If God does not require one cultural period’s manner of masculine apparel to be the requirement for men of all time, then it only stands to reason that culture determines that manner.  In other words, modest and culturally masculine apparel is what a man is free to wear as a Christian.  And culture has changed in the last few decades as to what is women’s apparel.  It no longer is true that pants are not women’s apparel.  That has changed drastically.  Ask the common person in our culture about what women’s clothing can include, with such a person holding no agenda for, or against, what people should wear in order to please God, and they will most certainly include pants and slacks. 
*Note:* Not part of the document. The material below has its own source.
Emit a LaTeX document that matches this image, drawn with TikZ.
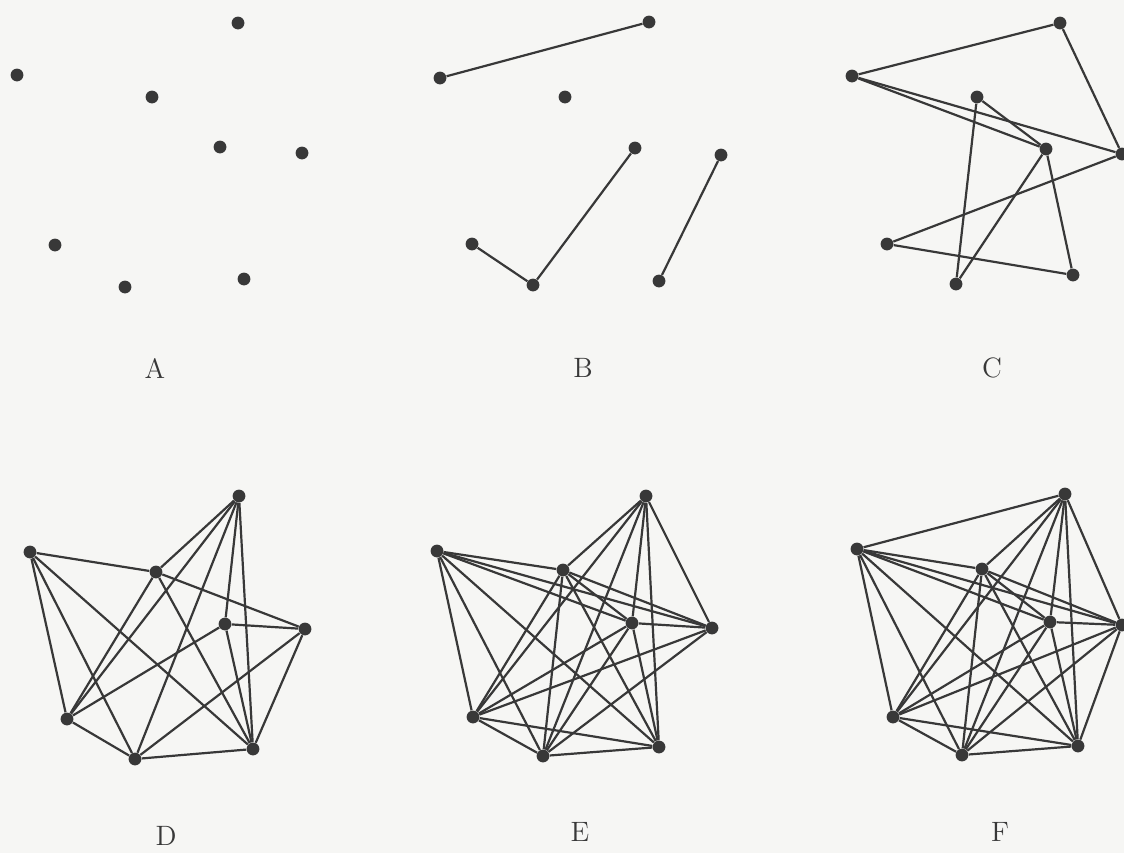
\documentclass[tikz,border=0pt]{standalone}
\usepackage{tikz}
\definecolor{encre}{HTML}{383838}
\definecolor{papier}{HTML}{F6F6F4}

\begin{document}
\begin{tikzpicture}[
  x=0.5pt, y=-0.5pt,
  sommet/.style={circle, fill=encre, inner sep=0pt, minimum size=6.4pt},
  arete/.style={draw=encre, line width=1.1pt},
  lettre/.style={font=\fontsize{14}{16}\selectfont, text=encre}
]
\fill[papier] (0,0) rectangle (1124,853);
\useasboundingbox (0,0) rectangle (1124,853);

% --- A : sommets seuls ---
\foreach \n/\x/\y in {1/238/23, 2/17/75, 3/152/97, 4/220/147,
                      5/302/153, 6/55/245, 7/125/287, 8/244/279}
  \node[sommet] (a\n) at (\x,\y) {};
\node[lettre] (lA) at (155,368) {A};

% --- B ---
\foreach \n/\x/\y in {1/649/22, 2/440/78, 3/565/97, 4/635/148,
                      5/721/155, 6/472/244, 7/533/285, 8/659/281}
  \node[sommet] (b\n) at (\x,\y) {};
\foreach \u/\v in {1/2, 4/7, 6/7, 5/8}
  \draw[arete] (b\u) -- (b\v);
\node[lettre] (lB) at (583,368) {B};

% --- C ---
\foreach \n/\x/\y in {1/1060/23, 2/852/76, 3/977/97, 4/1046/149,
                      5/1122/154, 6/887/244, 7/956/284, 8/1073/275}
  \node[sommet] (c\n) at (\x,\y) {};
\foreach \u/\v in {1/2, 1/5, 2/5, 2/4, 3/4, 3/7, 4/7, 4/8, 5/6, 6/8}
  \draw[arete] (c\u) -- (c\v);
\node[lettre] (lC) at (992,368) {C};

% --- D ---
\foreach \n/\x/\y in {1/239/496, 2/30/552, 3/156/572, 4/225/624,
                      5/305/629, 6/67/719, 7/135/759, 8/253/749}
  \node[sommet] (d\n) at (\x,\y) {};
\foreach \u/\v in {1/3, 1/4, 1/6, 1/7, 1/8, 2/3, 2/6, 2/7, 2/8, 3/5,
                   3/6, 3/8, 4/5, 4/6, 4/8, 5/7, 5/8, 6/7, 7/8}
  \draw[arete] (d\u) -- (d\v);
\node[lettre] (lD) at (166,836) {D};

% --- E ---
\foreach \n/\x/\y in {1/646/496, 2/437/551, 3/563/570, 4/632/623,
                      5/712/628, 6/473/717, 7/543/756, 8/659/747}
  \node[sommet] (e\n) at (\x,\y) {};
\foreach \u/\v in {1/3, 1/4, 1/5, 1/6, 1/7, 1/8, 2/3, 2/4, 2/5, 2/6,
                   2/7, 2/8, 3/4, 3/5, 3/6, 3/7, 3/8, 4/5, 4/6, 4/7,
                   4/8, 5/6, 5/7, 6/7, 6/8, 7/8}
  \draw[arete] (e\u) -- (e\v);
\node[lettre] (lE) at (580,832) {E};

% --- F : graphe complet ---
\foreach \n/\x/\y in {1/1065/494, 2/857/549, 3/982/569, 4/1050/622,
                      5/1122/625, 6/893/717, 7/962/755, 8/1078/746}
  \node[sommet] (f\n) at (\x,\y) {};
\foreach \u in {1,...,7} {
  \pgfmathtruncatemacro\suiv{\u+1}
  \foreach \v in {\suiv,...,8}
    \draw[arete] (f\u) -- (f\v);
}
\node[lettre] (lF) at (1000,832) {F};

\end{tikzpicture}
\end{document}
People are more information-based today than they were decades ago.  They are generally more intellectual.  Much preaching that passed in earlier decades simply does not pass any more.  People are too smart today to accept such weak arguments that women should never wear pants and slacks in order to please God. 

One might argue that if women can wear pants then why not allow men to be free to wear dresses.  Despite the fact that men did wear dresses and skirts centuries ago, such apparel is not culturally masculine in our day.  It would be immodest in our day for a man to dress like that, and therefore unacceptable.